Transit agencies have met with the Treasury Department to request federal help. The government could back the deals instead of AIG, or it could change tax policy to help the banks and keep them from demanding payments.

Treasury spokesman Jennifer Zuccarelli declined to comment, except to say, "Treasury is aware of this situation."

Metro officials said they are prepared to fight the demands in court, forestalling an immediate effect. But they say suing one bank could impair the agency's ability to borrow money from other banks for much-needed capital improvements. Metro has said it needs more than $11 billion over 10 years to maintain, expand and improve train, bus and paratransit service. In the Washington region, more than 1.2 million trips are taken on Metrorail and Metrobus on an average weekday.

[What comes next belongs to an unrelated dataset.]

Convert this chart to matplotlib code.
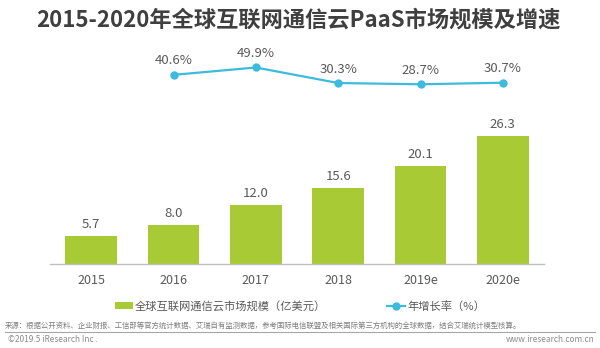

In addition to Metro, affected agencies include transit systems in Los Angeles, San Francisco, Atlanta and Chicago.

The deals in question are vestiges of an elaborate tax-avoidance plan that the IRS has since ended. It involves government agencies, such as Metro, helping private companies to avoid federal taxes.

Profit-making businesses are allowed to shelter income from taxes based on the declining value -- or depreciation -- of such equipment as rail cars. But transit agencies don't pay federal taxes, so they sold their rail cars and other equipment to banks, allowing the banks to shelter income while "their" rail cars depreciated. Then the transit agencies leased the cars back from the banks at a discount that effectively split the value of the tax break with the bank. Metro said it used the money for capital improvements, including buying rail cars.

Metro made 16 such deals, primarily with U.S. banks, between 1997 and 2003, selling 600 rail cars worth more than $1.6 billion and making $100 million.

All of the deals were approved by the Federal Transit Administration. Transit officials say they were encouraged by the government to pursue the tax deals.